-- INFORMATION SHOWN start --

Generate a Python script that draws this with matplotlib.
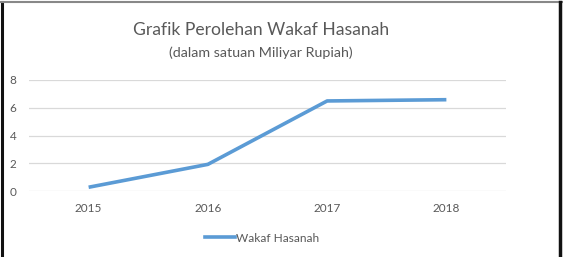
import matplotlib
matplotlib.use("Agg")
import matplotlib.pyplot as plt
from matplotlib.lines import Line2D

plt.rcParams["font.family"] = ["Lato", "DejaVu Sans"]

# data
years = ["2015", "2016", "2017", "2018"]
wakaf = [0.27, 1.92, 6.49, 6.58]
y_ticks = [0, 2, 4, 6, 8]

text_grey = "#595959"
line_blue = "#5B9BD5"

fig = plt.figure(figsize=(5.63, 2.57), dpi=100)
ax = fig.add_axes([29 / 563, 1 - 191 / 257, (506 - 29) / 563, 111 / 257])

x = range(len(years))
ax.plot(x, wakaf, color=line_blue, lw=2.6, solid_capstyle="butt", label="Wakaf Hasanah", zorder=3)

ax.set_xlim(-0.5, len(years) - 0.5)
ax.set_ylim(0, 8)
ax.set_xticks(list(x))
ax.set_xticklabels(years)
ax.set_yticks(y_ticks)
ax.grid(axis="y", color="#D9D9D9", lw=0.9)
ax.set_axisbelow(True)
for s in ax.spines.values():
    s.set_visible(False)
ax.tick_params(length=0, labelsize=8.5, labelcolor=text_grey)
ax.tick_params(axis="x", pad=9)
ax.tick_params(axis="y", pad=9)

fig.text(0.463, 1 - 30 / 257, "Grafik Perolehan Wakaf Hasanah", ha="center", va="center",
         fontsize=12.6, color=text_grey)
fig.text(0.463, 1 - 53 / 257, "(dalam satuan Miliyar Rupiah)", ha="center", va="center",
         fontsize=10.3, color=text_grey)

fig.legend(handles=[Line2D([], [], color=line_blue, lw=2.6)], labels=["Wakaf Hasanah"],
           loc="center", bbox_to_anchor=(0.465, 1 - 238 / 257), frameon=False,
           fontsize=8.6, labelcolor=text_grey, handlelength=2.5, handletextpad=0.1)

# outer frame (left, top, right)
fig.add_artist(Line2D([1.5 / 563, 1.5 / 563], [0, 1 - 2 / 257], color="#111111", lw=2.2))
fig.add_artist(Line2D([0, 1], [1 - 1.5 / 257, 1 - 1.5 / 257], color="#888888", lw=1.5))
fig.add_artist(Line2D([560 / 563, 560 / 563], [0, 1 - 2 / 257], color="#111111", lw=2.5))

fig.savefig("out.png", dpi=100)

-- INFORMATION SHOWN end --

SHORT TASK: Restate only the lines running from the start of the material above through the line containing "y_ticks = [0, 2, 4, 6, 8]", ends included. No pictures.

SOLUTION TO THE EXERCISE:
Generate a Python script that draws this with matplotlib.
import matplotlib
matplotlib.use("Agg")
import matplotlib.pyplot as plt
from matplotlib.lines import Line2D

plt.rcParams["font.family"] = ["Lato", "DejaVu Sans"]

# data
years = ["2015", "2016", "2017", "2018"]
wakaf = [0.27, 1.92, 6.49, 6.58]
y_ticks = [0, 2, 4, 6, 8]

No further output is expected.